Taking data on social skills can be difficult because many social skills are complex and involve several steps.

How can you say if someone is participating in a conversation with a simple plus or minus? Can you easily assign a percentage of involvement in a group play?

Rubrics are the perfect solution for taking data on social skills. Rubrics include multiple skills and break down each skill in levels of competencies. You can rate each skill and end up with a numeric value. The point of taking data is to show growth and identify areas of need. Using these rubrics, you will be able to readily show growth over time and pinpoint specific areas to target with additional instruction.

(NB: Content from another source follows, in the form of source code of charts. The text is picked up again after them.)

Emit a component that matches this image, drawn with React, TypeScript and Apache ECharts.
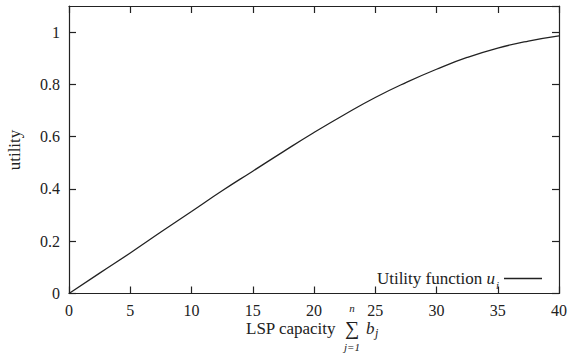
import React, { useEffect, useRef } from "react";
import * as echarts from "echarts";

const xValues = [0, 2.5, 5, 7.5, 10, 12.5, 15, 17.5, 20, 22.5, 25, 27.5, 30, 32.5, 35, 37.5, 40];
const utilityValues = [0, 0.078, 0.155, 0.235, 0.314, 0.393, 0.468, 0.543, 0.616, 0.685, 0.75, 0.807, 0.858, 0.903, 0.939, 0.966, 0.986];
const seriesName = "Utility function u_i";

const FONT = "Liberation Serif";
const INK = "#222";

export default function App() {
  const ref = useRef<HTMLDivElement>(null);
  useEffect(() => {
    if (!ref.current) return;
    const chart = echarts.init(ref.current, undefined, { renderer: "svg" });
    const data = xValues.map((x, i) => [x, utilityValues[i]]);
    const axisLine = { show: true, onZero: false, lineStyle: { color: INK, width: 1.2 } };
    const tick = { show: true, inside: true, length: 7, lineStyle: { color: INK, width: 1.2 } };
    chart.setOption({
      animation: false,
      backgroundColor: "#fff",
      grid: { left: 69, top: 6, right: 7, bottom: 61.5, containLabel: false },
      xAxis: [
        {
          type: "value", min: 0, max: 40, interval: 5,
          axisLine, axisTick: tick, splitLine: { show: false },
          axisLabel: { color: INK, fontFamily: FONT, fontSize: 16, margin: 9 },
        },
        {
          type: "value", position: "top", min: 0, max: 40, interval: 5,
          axisLine, axisTick: tick, splitLine: { show: false }, axisLabel: { show: false },
        },
      ],
      yAxis: [
        {
          type: "value", min: 0, max: 1.1, interval: 0.2,
          axisLine, axisTick: tick, splitLine: { show: false },
          axisLabel: {
            color: INK, fontFamily: FONT, fontSize: 16, margin: 9, showMaxLabel: false,
            formatter: (v: number) => (Math.abs(v - 1.1) < 1e-6 ? "" : String(Math.round(v * 10) / 10)),
          },
        },
        {
          type: "value", position: "right", min: 0, max: 1.1, interval: 0.2,
          axisLine, axisTick: tick, splitLine: { show: false }, axisLabel: { show: false },
        },
      ],
      legend: {
        right: 23, top: 265, align: "right", itemWidth: 38, itemHeight: 1.4,
        data: [{ name: seriesName, icon: "rect" }],
        formatter: () => "{t|Utility function }{u|u}{s|i}",
        textStyle: {
          color: INK, fontFamily: FONT, fontSize: 17,
          rich: {
            t: { fontFamily: FONT, fontSize: 17, color: INK },
            u: { fontFamily: FONT, fontSize: 17, fontStyle: "italic", color: INK },
            s: { fontFamily: FONT, fontSize: 11, fontStyle: "italic", color: INK, padding: [14, 0, 0, 1] },
          },
        },
      },
      series: [
        {
          name: seriesName, type: "line", data, smooth: true, symbol: "none",
          xAxisIndex: 0, yAxisIndex: 0,
          lineStyle: { color: INK, width: 1.3 },
          itemStyle: { color: INK },
        },
      ],
      graphic: [
        {
          type: "text", x: 14, y: 150, rotation: Math.PI / 2,
          style: { text: "utility", fontFamily: FONT, fontSize: 17, fill: INK, align: "center", verticalAlign: "middle" },
        },
        {
          type: "text", x: 246, y: 328,
          style: { text: "LSP capacity", fontFamily: FONT, fontSize: 17, fill: INK, align: "left", verticalAlign: "middle" },
        },
        {
          type: "text", x: 352, y: 328,
          style: { text: "∑", fontFamily: FONT, fontSize: 20, fill: INK, align: "center", verticalAlign: "middle" },
        },
        {
          type: "text", x: 352, y: 308,
          style: { text: "n", fontFamily: FONT, fontSize: 11, fontStyle: "italic", fill: INK, align: "center", verticalAlign: "middle" },
        },
        {
          type: "text", x: 352, y: 347,
          style: { text: "j=1", fontFamily: FONT, fontSize: 11, fontStyle: "italic", fill: INK, align: "center", verticalAlign: "middle" },
        },
        {
          type: "text", x: 366, y: 328,
          style: { text: "b", fontFamily: FONT, fontSize: 17, fontStyle: "italic", fill: INK, align: "left", verticalAlign: "middle" },
        },
        {
          type: "text", x: 375, y: 333,
          style: { text: "j", fontFamily: FONT, fontSize: 12, fontStyle: "italic", fill: INK, align: "left", verticalAlign: "middle" },
        },
      ],
    });
    return () => chart.dispose();
  }, []);
  return (
    <div
      ref={ref}
      style={{ position: "fixed", left: 0, top: 0, width: 570, height: 355, background: "#fff" }}
    />
  );
}
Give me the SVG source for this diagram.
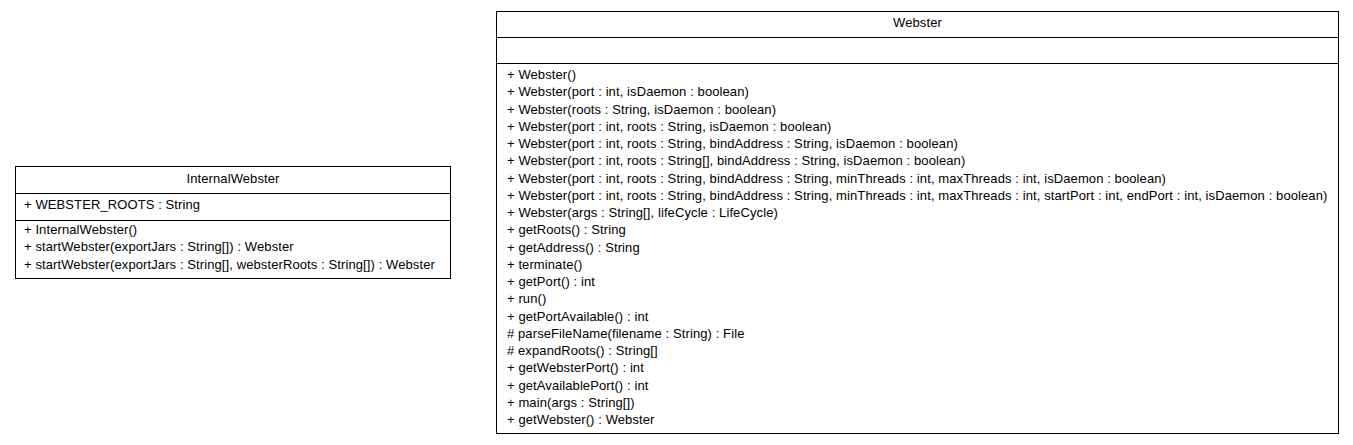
<svg xmlns="http://www.w3.org/2000/svg" width="1353" height="445" viewBox="0 0 1353 445">
<style>
rect.box{fill:#fff;stroke:#000;stroke-width:1}
line.sep{stroke:#000;stroke-width:1}
text{font-family:"Liberation Sans",Arial,sans-serif;font-size:13px;letter-spacing:0.1px;fill:#000}
text.title{text-anchor:middle}
</style>
<rect width="1353" height="445" fill="#fff"/>
<g id="InternalWebster">
<rect class="box" x="15.5" y="166.5" width="435" height="112"/>
<line class="sep" x1="15.5" y1="193.5" x2="450.5" y2="193.5"/>
<line class="sep" x1="15.5" y1="220.5" x2="450.5" y2="220.5"/>
<text class="title" x="233" y="183">InternalWebster</text>
<text x="24" y="208.5">+ WEBSTER_ROOTS : String</text>
<text x="24" y="234">+ InternalWebster()</text>
<text x="24" y="251.3">+ startWebster(exportJars : String[]) : Webster</text>
<text x="24" y="268.5">+ startWebster(exportJars : String[], websterRoots : String[]) : Webster</text>
</g>
<g id="Webster">
<rect class="box" x="496.5" y="11.5" width="842" height="422"/>
<line class="sep" x1="496.5" y1="37.5" x2="1338.5" y2="37.5"/>
<line class="sep" x1="496.5" y1="63.5" x2="1338.5" y2="63.5"/>
<text class="title" x="917.5" y="27">Webster</text>
<text x="507" y="79">+ Webster()</text>
<text x="507" y="96.25">+ Webster(port : int, isDaemon : boolean)</text>
<text x="507" y="113.5">+ Webster(roots : String, isDaemon : boolean)</text>
<text x="507" y="130.75">+ Webster(port : int, roots : String, isDaemon : boolean)</text>
<text x="507" y="148">+ Webster(port : int, roots : String, bindAddress : String, isDaemon : boolean)</text>
<text x="507" y="165.25">+ Webster(port : int, roots : String[], bindAddress : String, isDaemon : boolean)</text>
<text x="507" y="182.5">+ Webster(port : int, roots : String, bindAddress : String, minThreads : int, maxThreads : int, isDaemon : boolean)</text>
<text x="507" y="199.75">+ Webster(port : int, roots : String, bindAddress : String, minThreads : int, maxThreads : int, startPort : int, endPort : int, isDaemon : boolean)</text>
<text x="507" y="217">+ Webster(args : String[], lifeCycle : LifeCycle)</text>
<text x="507" y="234.25">+ getRoots() : String</text>
<text x="507" y="251.5">+ getAddress() : String</text>
<text x="507" y="268.75">+ terminate()</text>
<text x="507" y="286">+ getPort() : int</text>
<text x="507" y="303.25">+ run()</text>
<text x="507" y="320.5">+ getPortAvailable() : int</text>
<text x="507" y="337.75"># parseFileName(filename : String) : File</text>
<text x="507" y="355"># expandRoots() : String[]</text>
<text x="507" y="372.25">+ getWebsterPort() : int</text>
<text x="507" y="389.5">+ getAvailablePort() : int</text>
<text x="507" y="406.75">+ main(args : String[])</text>
<text x="507" y="424">+ getWebster() : Webster</text>
</g>
<g id="connectors"/>
</svg>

While the student is participating in the social activity, begin scoring the responses on the rubric. After the activity is done, rate each section and add up the total. It’s great because it gives a numeric value to a group of skills. This way you are able to track several components of the larger skill. You can incorporate rubrics right into your IEP goals. Instead of the ever annoying “Participates in a conversation with 80% accuarcy” (um, what?!) – you can say “… will score an 11 or above on attached rubric on 3 consecutive days.” It’s objective, specific, and measureable! 

I’ve got an awesome new resources for topic! Check out my Social Skill Rubrics! There are 10 rubrics included in this resource. The editable versions are included in the zip file so you can customize to meet the needs of your students. The same rubric is included twice on each page so you can easily take data on multiple students at once or use the same page for two days.

There are 3 Visual Rubrics included in this resource. These are to use directly with the student. Before beginning the social activity, review the criteria and goals. After the the social activity, add the scores on the rubric together and provide feedback for each skill. I love laminating these and using with students in small groups. Then I transfer the scores to the data! #inksaver

Use the data sheet to track the scores over time. Use one data for each student and add the score on the rubric for each session. The rubrics definitely take up a little real estate on each page so you will want a way to really see that progress develop over time. Transfer the scores to the data sheet so you can see if skills are improving! 



Sneaky hint: For rubric components that include a frequency for the skill (ie. comments more than 3 times), use the space under the skill in the first column to keep track with tallies or check marks.